Anche oggi (e pure domani e anche dopodomani probabilmente) la sinistra ha il suo nemico del giorno. Il bersaglio contro il quale scaricare il proprio arsenale di odio politico e, in alcuni casi, financo antropologico. Il cattivo del giorno che - ormai è anche pleonastico ripeterlo -, viene tacciato di non-sufficiente-antifascismo, filo fascismo, protofascimo, insomma mettete un po' il prefisso che vi pare purché si parli di fascismo, è Giuseppe Valditara, ministro dell'Istruzione e del Merito. Il quale ha sicuramente il merito di non bazzicare i luoghi comuni e di dire le cose fuori dai denti. Magari, a volte, anche un po' troppo. Ma non in questo caso. Facciamo un piccolo sunto dei fatti, con la premessa necessaria che si tratta di eventi di questi giorni e non degli anni Settanta. Il 18 febbraio, a Firenze, un gruppo di ragazzi di Azione studentesca aggredisce fuori dal liceo scientifico «Leonardo da Vinci» alcuni coetanei di sinistra. Un gesto criminale del quale si sta occupando l'autorità giudiziaria. Due giorni dopo - lunedì 20 -, la sinistra, gli antagonisti e i centri sociali scendono in piazza per chiedere la «liberazione dal fascismo e dal governo Meloni». C'entra come i cavoli a merenda con la rissa, ma facciamo finta di niente. Incidentalmente i sinceri difensori della democrazia inneggiano alle foibe, a Tito e minacciano di morte la premier («Meloni fascista, sei la prima della lista», originale eh?), ma facciamo finta di niente anche in questo caso. Non c'è molto da stupirsi: la sinistra ha occupato l'intera campagna elettorale gridando al ritorno delle camicie nere e alla fine qualcuno ha finito per crederci, come era ampiamente prevedibile. Ma la questione è un'altra: il clima è rovente, gli animi surriscaldati, le passioni politiche esasperate e cosa pensa di fare la preside del Michelangelo? Scrive una circolare infuocata nella quale, dopo aver giustamente condannato l'agguato, sottolinea come il fascismo sia nato così (da una rissa per strada? Analisi raffinatissima...) e richiama tutti all'allerta democratica. Come cercare di spegnere un incendio con un Canadair pieno di benzina.
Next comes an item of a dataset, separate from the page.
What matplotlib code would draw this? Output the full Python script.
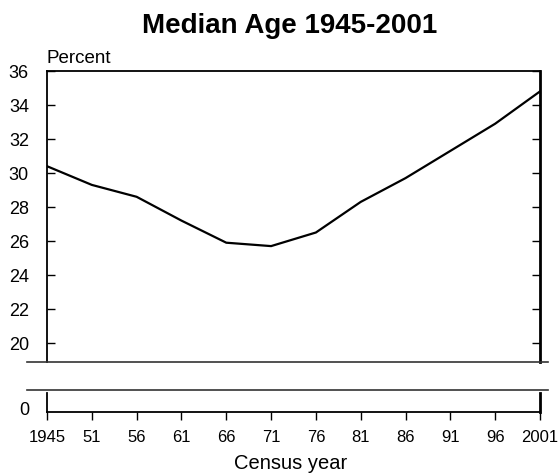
import matplotlib.pyplot as plt
from matplotlib.lines import Line2D

plt.rcParams['font.family'] = ['Liberation Sans', 'DejaVu Sans']

# census years (shown as categories, equally spaced)
year_labels = ['1945', '51', '56', '61', '66', '71', '76', '81', '86', '91', '96', '2001']
median_age = [30.4, 29.3, 28.6, 27.2, 25.9, 25.7, 26.5, 28.3, 29.7, 31.3, 32.9, 34.8]

W, H = 558, 475
fig = plt.figure(figsize=(W / 100, H / 100), dpi=100)

def fx(px):
    return px / W

def fy(py):
    return 1 - py / H

left, right = 47, 540
x = list(range(len(year_labels)))

# upper panel (20-36)
ax = fig.add_axes([fx(left), fy(362), fx(right) - fx(left), fy(71) - fy(362)])
ax.plot(x, median_age, color='black', lw=1.6, solid_joinstyle='miter')
ax.set_xlim(0, len(x) - 1)
ax.set_ylim(36 - (362 - 71) / 17.0, 36)
ax.set_yticks(range(20, 37, 2))
ax.tick_params(axis='y', direction='in', length=6, width=1, labelsize=13, pad=13,
               right=True, labelright=False)
ax.set_xticks([])
ax.spines['bottom'].set_visible(False)
ax.spines['left'].set_linewidth(1.3)
ax.spines['top'].set_linewidth(1.3)
ax.spines['right'].set_linewidth(2)

# lower panel (just zero)
ax2 = fig.add_axes([fx(left), fy(412), fx(right) - fx(left), fy(393) - fy(412)])
ax2.set_xlim(0, len(x) - 1)
ax2.set_ylim(-0.2, 1)
ax2.set_yticks([0])
ax2.tick_params(axis='y', length=0, labelsize=13, pad=13)
ax2.set_xticks(x)
ax2.set_xticklabels(year_labels)
ax2.tick_params(axis='x', direction='out', length=6, width=1, labelsize=12, pad=7)
ax2.spines['top'].set_visible(False)
ax2.spines['left'].set_linewidth(1.3)
ax2.spines['bottom'].set_linewidth(1.3)
ax2.spines['right'].set_linewidth(2)

# axis break lines
for yy in (362, 390):
    fig.add_artist(Line2D([fx(27), fx(548)], [fy(yy), fy(yy)], color='#333333', lw=1.2))

fig.text(fx(290), fy(33), 'Median Age 1945-2001', ha='center', va='baseline',
         fontsize=20, fontweight='bold')
fig.text(fx(47), fy(63), 'Percent', ha='left', va='baseline', fontsize=13.5)
fig.text(fx(291), fy(469), 'Census year', ha='center', va='baseline', fontsize=14.5)

fig.savefig('out.png', dpi=100)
Un gesto politico, certamente non didattico. Al quale il ministro dell'Istruzione, ieri, ha risposto con decisione: «É una lettera del tutto impropria, non compete ad una preside lanciare messaggi di questo tipo. Vedremo se sarà necessario prendere misure».
Una frase sensata che ha scatenato un putiferio di polemiche. I presidi sono la rappresentazione dello Stato e delle Istituzioni nelle scuole. Sono il presidio di legalità più vicino ai giovani. Non devono fare i piromani, semmai i pompieri.
Non devono trasformare le aule e i corridoi dei licei in terreno di scontro per una guerra civile finita più di settant'anni fa, ma soprattutto non devono strumentalizzare e aizzare i ragazzi per fini politici. Altrimenti si finisce per delegittimare la scuola stessa: operazione che la sinistra, dal 1968 a oggi, porta avanti con grande pervicacia. Anche a colpi di circolari politicizzate.